» **AIM**
From the first line of the data down to and including the line with "YAxis, LabelList, ReferenceLine", copy everything exactly, leaving out pictures.

» **SOURCE EXCERPT**
-- Begin --

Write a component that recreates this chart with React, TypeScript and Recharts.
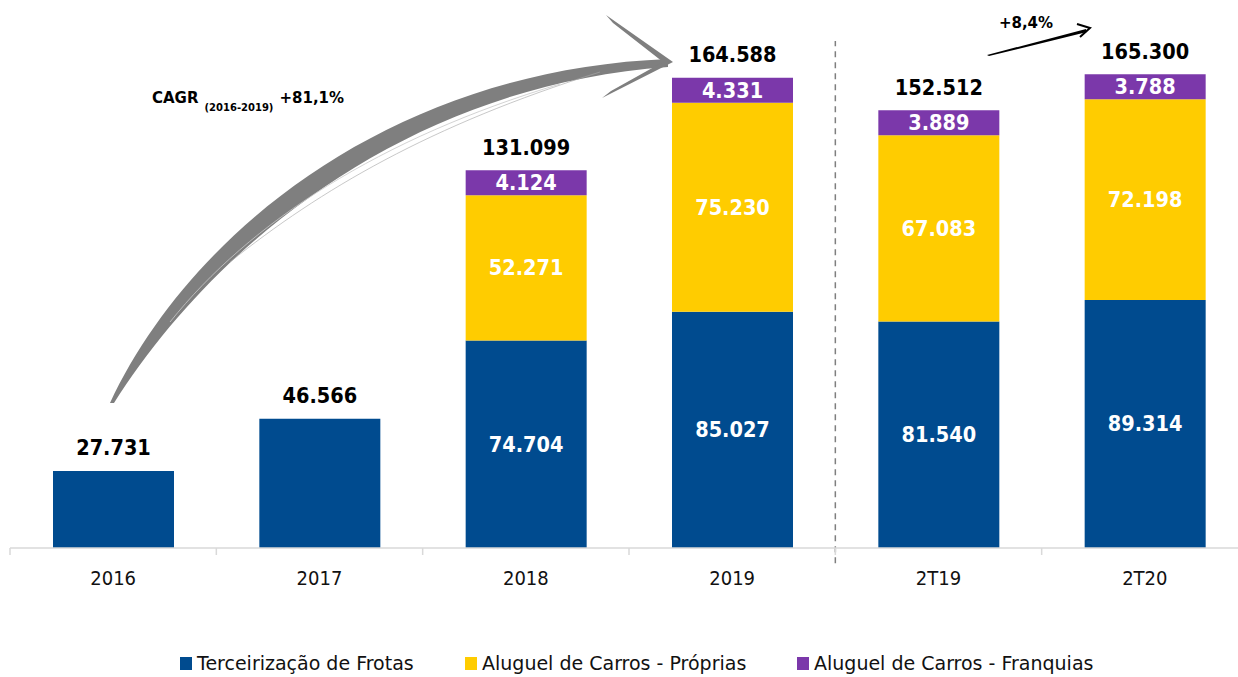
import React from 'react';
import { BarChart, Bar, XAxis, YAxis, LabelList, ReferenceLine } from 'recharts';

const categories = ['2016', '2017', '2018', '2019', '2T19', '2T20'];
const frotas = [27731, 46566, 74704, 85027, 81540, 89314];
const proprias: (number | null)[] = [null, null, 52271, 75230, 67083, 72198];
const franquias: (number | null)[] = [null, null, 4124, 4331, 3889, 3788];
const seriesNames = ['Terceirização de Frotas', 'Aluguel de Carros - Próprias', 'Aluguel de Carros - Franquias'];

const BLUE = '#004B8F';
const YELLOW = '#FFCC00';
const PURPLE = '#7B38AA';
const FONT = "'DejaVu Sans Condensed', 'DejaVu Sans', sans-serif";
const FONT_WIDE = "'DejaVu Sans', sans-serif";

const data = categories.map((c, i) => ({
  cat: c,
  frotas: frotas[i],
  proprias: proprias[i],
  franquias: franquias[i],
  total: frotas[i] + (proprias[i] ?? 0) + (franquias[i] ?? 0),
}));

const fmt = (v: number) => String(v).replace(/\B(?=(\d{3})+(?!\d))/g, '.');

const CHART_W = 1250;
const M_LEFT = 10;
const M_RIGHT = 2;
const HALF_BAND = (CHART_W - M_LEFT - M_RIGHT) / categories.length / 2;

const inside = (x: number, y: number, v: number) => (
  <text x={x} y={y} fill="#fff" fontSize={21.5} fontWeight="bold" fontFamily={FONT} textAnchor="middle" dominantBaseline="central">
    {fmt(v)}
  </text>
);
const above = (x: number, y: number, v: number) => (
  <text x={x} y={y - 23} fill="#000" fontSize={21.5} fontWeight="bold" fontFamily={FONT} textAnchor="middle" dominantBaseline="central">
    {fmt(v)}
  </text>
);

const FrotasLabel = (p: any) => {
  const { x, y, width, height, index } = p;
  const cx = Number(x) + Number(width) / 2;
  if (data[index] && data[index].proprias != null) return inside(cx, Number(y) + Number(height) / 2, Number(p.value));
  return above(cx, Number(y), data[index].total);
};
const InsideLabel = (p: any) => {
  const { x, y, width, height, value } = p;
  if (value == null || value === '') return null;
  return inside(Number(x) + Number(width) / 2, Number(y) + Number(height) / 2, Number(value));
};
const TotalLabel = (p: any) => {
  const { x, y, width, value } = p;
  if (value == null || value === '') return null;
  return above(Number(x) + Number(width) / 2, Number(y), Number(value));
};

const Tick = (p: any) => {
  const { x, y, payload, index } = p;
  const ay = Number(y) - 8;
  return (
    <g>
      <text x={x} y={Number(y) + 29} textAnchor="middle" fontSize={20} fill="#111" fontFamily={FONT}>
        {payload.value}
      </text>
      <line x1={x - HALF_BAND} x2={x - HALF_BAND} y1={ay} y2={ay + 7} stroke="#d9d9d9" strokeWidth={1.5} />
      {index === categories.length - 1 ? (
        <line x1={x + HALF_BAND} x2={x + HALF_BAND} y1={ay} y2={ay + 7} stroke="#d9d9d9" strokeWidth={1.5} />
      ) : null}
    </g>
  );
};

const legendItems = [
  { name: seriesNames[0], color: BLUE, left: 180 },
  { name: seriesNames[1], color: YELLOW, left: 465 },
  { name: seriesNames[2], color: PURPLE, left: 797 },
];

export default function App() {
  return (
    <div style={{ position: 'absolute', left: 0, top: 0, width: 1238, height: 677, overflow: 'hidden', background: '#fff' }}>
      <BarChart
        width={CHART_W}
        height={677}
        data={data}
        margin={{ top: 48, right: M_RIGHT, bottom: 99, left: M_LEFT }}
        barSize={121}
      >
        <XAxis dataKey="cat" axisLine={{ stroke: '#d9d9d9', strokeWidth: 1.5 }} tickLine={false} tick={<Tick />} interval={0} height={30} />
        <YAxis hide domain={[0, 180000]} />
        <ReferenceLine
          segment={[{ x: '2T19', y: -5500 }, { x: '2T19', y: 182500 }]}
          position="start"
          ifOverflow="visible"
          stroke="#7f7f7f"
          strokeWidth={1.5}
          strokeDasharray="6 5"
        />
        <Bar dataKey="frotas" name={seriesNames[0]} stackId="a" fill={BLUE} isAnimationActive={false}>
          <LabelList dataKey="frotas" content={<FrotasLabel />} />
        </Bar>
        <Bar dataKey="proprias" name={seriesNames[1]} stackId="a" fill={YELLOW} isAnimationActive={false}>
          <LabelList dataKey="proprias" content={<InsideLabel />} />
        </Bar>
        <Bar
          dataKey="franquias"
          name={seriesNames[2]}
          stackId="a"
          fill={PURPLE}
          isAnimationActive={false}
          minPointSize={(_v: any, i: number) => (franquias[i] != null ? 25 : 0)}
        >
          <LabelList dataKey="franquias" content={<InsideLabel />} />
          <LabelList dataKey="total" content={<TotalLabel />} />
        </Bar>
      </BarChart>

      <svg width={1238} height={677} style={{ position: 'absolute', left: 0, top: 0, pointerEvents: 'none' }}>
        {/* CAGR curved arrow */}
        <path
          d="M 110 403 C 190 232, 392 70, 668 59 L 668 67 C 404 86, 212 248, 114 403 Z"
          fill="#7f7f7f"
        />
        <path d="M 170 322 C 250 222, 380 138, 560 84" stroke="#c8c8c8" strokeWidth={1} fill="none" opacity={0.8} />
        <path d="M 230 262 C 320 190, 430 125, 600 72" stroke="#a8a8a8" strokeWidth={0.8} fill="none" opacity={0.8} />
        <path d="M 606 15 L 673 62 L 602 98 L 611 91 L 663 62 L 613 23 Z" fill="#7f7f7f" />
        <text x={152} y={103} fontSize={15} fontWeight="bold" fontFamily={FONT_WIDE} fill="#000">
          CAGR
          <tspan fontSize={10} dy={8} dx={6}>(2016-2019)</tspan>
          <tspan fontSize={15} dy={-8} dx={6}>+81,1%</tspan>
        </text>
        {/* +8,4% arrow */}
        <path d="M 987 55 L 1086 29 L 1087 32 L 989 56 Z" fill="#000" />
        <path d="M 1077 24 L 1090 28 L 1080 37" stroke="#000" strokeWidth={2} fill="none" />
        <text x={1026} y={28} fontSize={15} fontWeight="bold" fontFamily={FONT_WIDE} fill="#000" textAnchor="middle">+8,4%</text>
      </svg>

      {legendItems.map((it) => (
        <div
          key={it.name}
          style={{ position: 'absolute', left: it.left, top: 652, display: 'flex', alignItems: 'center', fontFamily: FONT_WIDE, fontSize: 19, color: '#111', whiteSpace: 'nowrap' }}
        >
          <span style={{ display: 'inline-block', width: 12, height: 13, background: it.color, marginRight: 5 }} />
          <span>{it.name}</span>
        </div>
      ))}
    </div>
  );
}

-- End --

» **ANSWER BELOW**
Write a component that recreates this chart with React, TypeScript and Recharts.
import React from 'react';
import { BarChart, Bar, XAxis, YAxis, LabelList, ReferenceLine } from 'recharts';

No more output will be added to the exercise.